Investor-owned utility holding company Xcel Energy on April 20 said that it is ending its participation in the Mountain West Transmission Group (MWTG) and in related efforts to form a regional transmission organization in the Rocky Mountain West.
In making the announcement, the company cited a number of issues for its decision, including what it said were limited benefits for the company’s 1.4 million customers in Colorado, who are served by the Public Service Company of Colorado, lack of market expansion opportunities for MWTG and increasing uncertainty over the costs of the RTO.
“Over the past several years, Xcel Energy and other regional electricity service providers have been investigating the potential to join a regional transmission organization,” said David Eves, Xcel Energy’s executive vice president and group president for utilities.
“Recently, Xcel Energy completed a review of the Mountain West’s proposal to join a regional transmission organization. After much deliberation, Xcel Energy has determined that continued engagement in Mountain West is not in the best of interests of our customers or the company,” he said in a news release.

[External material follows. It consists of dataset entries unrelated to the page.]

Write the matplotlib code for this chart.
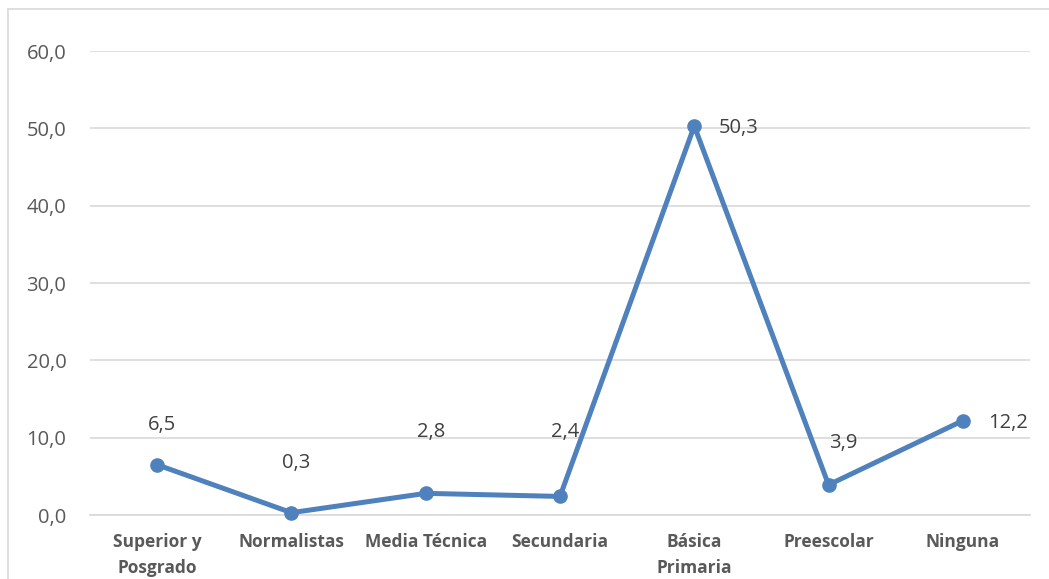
import matplotlib
matplotlib.use("Agg")
import matplotlib.pyplot as plt
from matplotlib.lines import Line2D

categories = ["Superior y\nPosgrado", "Normalistas", "Media Técnica", "Secundaria",
              "Básica\nPrimaria", "Preescolar", "Ninguna"]
values = [6.5, 0.3, 2.8, 2.4, 50.3, 3.9, 12.2]
value_labels = ["6,5", "0,3", "2,8", "2,4", "50,3", "3,9", "12,2"]
yticks = [0, 10, 20, 30, 40, 50, 60]
ytick_labels = ["0,0", "10,0", "20,0", "30,0", "40,0", "50,0", "60,0"]

# label offsets in pixels (dx, dy) and alignment
label_offsets = [(5, 40), (5, 50), (5, 61), (5, 64), (24, -2), (15, 42), (25, -2)]
label_ha = ["center", "center", "center", "center", "left", "center", "left"]

plt.rcParams['font.family'] = ['Open Sans', 'DejaVu Sans']
W, H = 1049, 579
fig = plt.figure(figsize=(W / 100, H / 100), dpi=100)
ax = fig.add_axes([90 / W, 1 - 515 / H, (1030 - 90) / W, (515 - 51) / H])

x = list(range(len(categories)))
line_color = "#4F81BD"
ax.plot(x, values, color=line_color, lw=3.6, marker="o", markersize=9.5,
        solid_capstyle="round", zorder=3, clip_on=False)

ax.set_xlim(-0.5, len(categories) - 0.5)
ax.set_ylim(0, 60)
ax.set_yticks(yticks)
ax.set_yticklabels(ytick_labels, fontsize=14.5, color="#595959")
ax.set_xticks(x)
ax.set_xticklabels(categories, fontsize=12.5, color="#595959", fontweight="bold",
                   linespacing=1.6)
ax.tick_params(axis="both", length=0)
ax.tick_params(axis="y", pad=17)
ax.tick_params(axis="x", pad=13)
for lbl in ax.get_xticklabels():
    lbl.set_verticalalignment("top")

ax.grid(axis="y", color="#D9D9D9", lw=1.2)
ax.set_axisbelow(True)
for s in ["top", "right", "left"]:
    ax.spines[s].set_visible(False)
ax.spines["bottom"].set_color("#D9D9D9")
ax.spines["bottom"].set_linewidth(1.2)

for xi, v, t, (dx, dy), ha in zip(x, values, value_labels, label_offsets, label_ha):
    ax.annotate(t, (xi, v), xytext=(dx * 0.72, dy * 0.72), textcoords="offset points",
                ha=ha, va="center", fontsize=14.5, color="#404040")

# chart border (top and left)
fig.add_artist(Line2D([8 / W, 8 / W], [0, 1 - 9 / H], transform=fig.transFigure,
                      color="#D9D9D9", lw=1.2))
fig.add_artist(Line2D([8 / W, 1], [1 - 9 / H, 1 - 9 / H], transform=fig.transFigure,
                      color="#D9D9D9", lw=1.2))

fig.savefig("out.png", dpi=100, facecolor="white")
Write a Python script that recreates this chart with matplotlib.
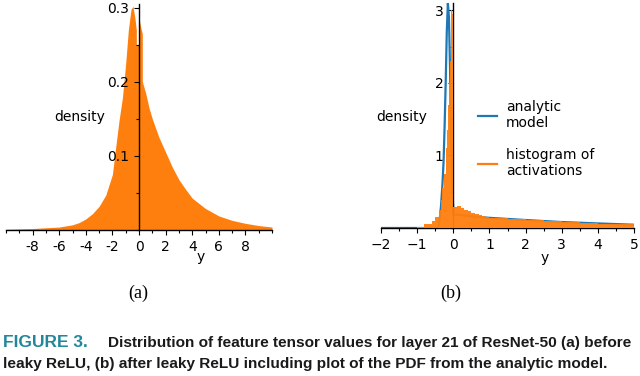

Xcel Energy noted a variety of interrelated items that drove the company to this conclusion, none of which was the single deciding factor, but collectively resulted in its decision.
It said that some of the considerations include:
- The overall benefits to Xcel Energy’s customers are limited, given the relatively small size of the MWTG footprint;
- While previously optimistic, Xcel Energy now sees few opportunities for westward expansion of the RTO, which might have added to the value proposition;
- While the costs of forming an RTO are generally known, they have recently increased, and the benefits are less certain and highly dependent on both the footprint, generation flexibility and composition of MWTG; and
- While Xcel Energy continues to believe in energy markets, the company said recent developments with RTOs have introduced an increased risk of more significant changes to state-regulated retail electric service than Xcel Energy had anticipated.
Eves reiterated that the decision was based solely on the collective set of issues identified by Xcel Energy, “which in turn show MWTG membership would not work for the company,” Xcel Energy said in the news release.
He also noted that the effort to look at the potential for a regional RTO has been worthwhile, in that it shows all MWTG members continue to look for ways to best serve their customers.
SPP board advances MWTG integration
The Southwest Power Pool’s board of directors recently approved the next phase of the continuing effort to integrate MWTG into the RTO’s membership.
SPP said the board’s vote was the culmination of more than a year of negotiations related to the terms and conditions of Mountain West’s proposed membership in the SPP RTO and participation in SPP’s wholesale electricity markets.
MWTG includes several utilities and two Western Area Power Administration projects (Loveland Area and Colorado River Storage Projects). Along with the two WAPA projects, the group includes Basin Electric Power Cooperative, Black Hills Energy’s three electric utilities, Colorado Springs Utilities, Platte River Power Authority and Tri-State Generation and Transmission Association.
MWTG announced in September 2017 its intent to pursue SPP membership after both parties completed a months-long period of cost-benefit analyses.